Me admitieron. Y ese día de dicha comenzó mi doble vida. Bueno, mi primera doble vida. Durante cuatro años seguí fingiendo que acudía a mis clases de Derecho mientras estudiaba Periodismo a escondidas, como quién se deja arrastrar por un vicio incontrolable. Olvidaba sobre mi escritorio las separatas legales y escondía las de cine, radio y TV cual si se tratara de explícita pornografía. Y como a los loquitos de comunicaciones nos sacaban al ojo por el look bohemio, había que tener cuidado. Si en el grupo de estudio había alguien muy dado al chalequito artesanal y la amanecida era en mi casa, era mejor que se abstuviera de participar. La sola cercanía de una personalidad artística resultaba delatora. Ser periodista en el clóset me habría funcionado perfectamente si no fuera porque, un día de 1987, no pude resistir más a la tentación del papel, me senté ante mi vieja y ruidosa Olivetti, escribí un artículo que me tomó varias noches corregir y lo mandé a El Comercio. Un mes después ocurrió lo peor: lo publicaron. Enorme, firmado con mis dos apellidos. El inspirador contenido hubiera sido la envidia de Pilar Sordo y el título no podía ser más candelejón: “La Sonrisa”. Y como siempre es mejor que todo se sepa, antes que a cualquier tío se le fuera a ocurrir felicitar, desperté a mis papás y se los mostré, temiendo tempestades pavorosas. No las hubo. Poco les faltó para darse volatines de felicidad. Compraron el stock completo de varios quioscos, enmarcaron el recorte y atormentaron con él a los parientes por semanas. Y conforme fui escribiendo y dando muestras de quién era en realidad, las explicaciones comenzaron a sobrar. Nunca me gradué de abogado. De periodista, tampoco. Y, aunque a estas alturas del partido soy esto que soy, sigo pensando que me hubiera gustado parecerme un poco más a lo que ellos soñaban que fuera.
Y también me hubiera gustado parecerme más a lo que ustedes preferirían que fuera. Pero, modestamente, elegí el camino más difícil: ser esto que soy. Un exhibicionista tímido.
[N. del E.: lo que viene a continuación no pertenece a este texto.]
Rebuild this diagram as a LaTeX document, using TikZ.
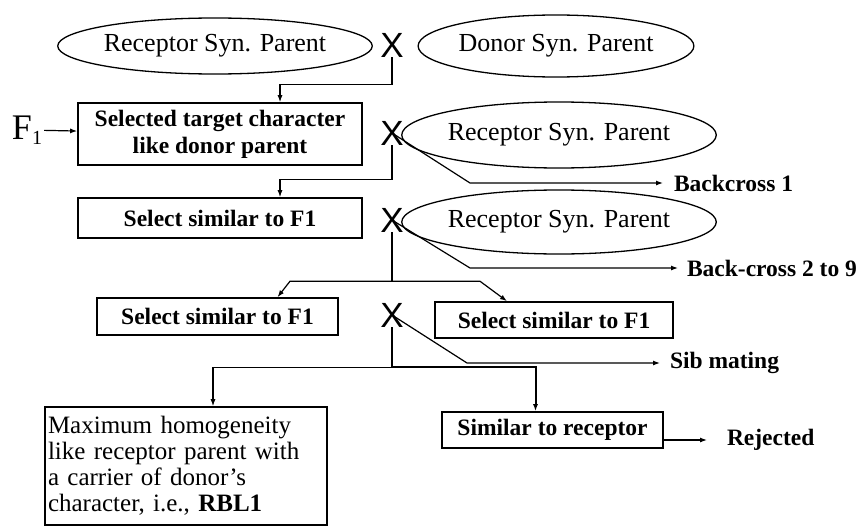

Un egoísta solidario. Un malagracia cordial. Un conversador solitario. Quizás sea ahí donde resida mi éxito: paso la mayor parte del tiempo solo y lo disfruto. A los cuarenticinco, me doy el supremo lujo de dosificar la presencia humana a mi alrededor. De evitar el ruido de la eterna compañía. Si el infierno existe, debe ser una casa repleta de gente. He entrevistado gente que mató al amor de su vida, a sus padres y a sus hijos. Y aunque la muerte, a veces, me tiente, yo no tengo corazón para matar. Tampoco para morir. Y mucho menos dejándolo todo a medio hacer. Sonará poco literario, pero nunca intenté suicidarme. Me parece de mal gusto. ¿Quién tendría que limpiar? Soy la vergüenza de una familia que me enorgullece y viceversa. Me llamo Humberto pero también Martín porque de ese santito humilde soy milagro. Me dio tres dones: la generosidad, la insumisión y la locura. Soy hijo único, miope, visceral, neurótico, pícnico, hipotiroideo. Me regocijo en el silencio como un fraile benedictino aunque, salvo por el pelo que me falta en la coronilla, de monje no tengo nada.
Si me viera a mí mismo pasar por la calle, no voltearía a mirar. Soy demasiado gordo y velludo para gustarme. Soy alérgico al polvo. Soy adicto al sexo. Soy buen pobre. Paso, sin escalas, de la pijama al terno y viceversa. Paso la mayor parte del día encerrado, apenas oigo música, casi no hablo por teléfono, leo menos de lo que quisiera, me atormenta lo poco que escribo, jamás enciendo la televisión. Ni siquiera para verme. Si se me acercan lo suficiente, comprobarán que soy manso y suave, pero si me traicionan, me volveré tóxico en 7 segundos. Peligroso cuando me hieren. Mortífero si me abandonan. Soy engreído. Soy engreidor. Aunque la gente me dice que ahora le gusto mucho más que antes. Que he madurado. Que estoy en mi mejor momento. Que los golpes me han galvanizado. Seguro que si Irmita me viera mañana en la tele, estaría orgullosa de mí. Seguro que, sentada en algún mullido sofá, me contempla con una sonrisa y un control remoto en la mano. Apuesto que no cambia de canal. Ahora soy el nieto favorito de todas las abuelas. Soy la primera voz que escuchas al abrir los ojos, el encorbatado impecable que habla bonito, el hombre con el que te levantas todas las mañanas. Sorpresa: hay un líder de opinión en tu cama. Soy El Periodista Más Poderoso De La Televisión según la última Encuesta del Poder. Sorpresa: Soy el señor homosexual con el que te has despertado, sin falta, las últimas mil mañanas de tu (doble) vida.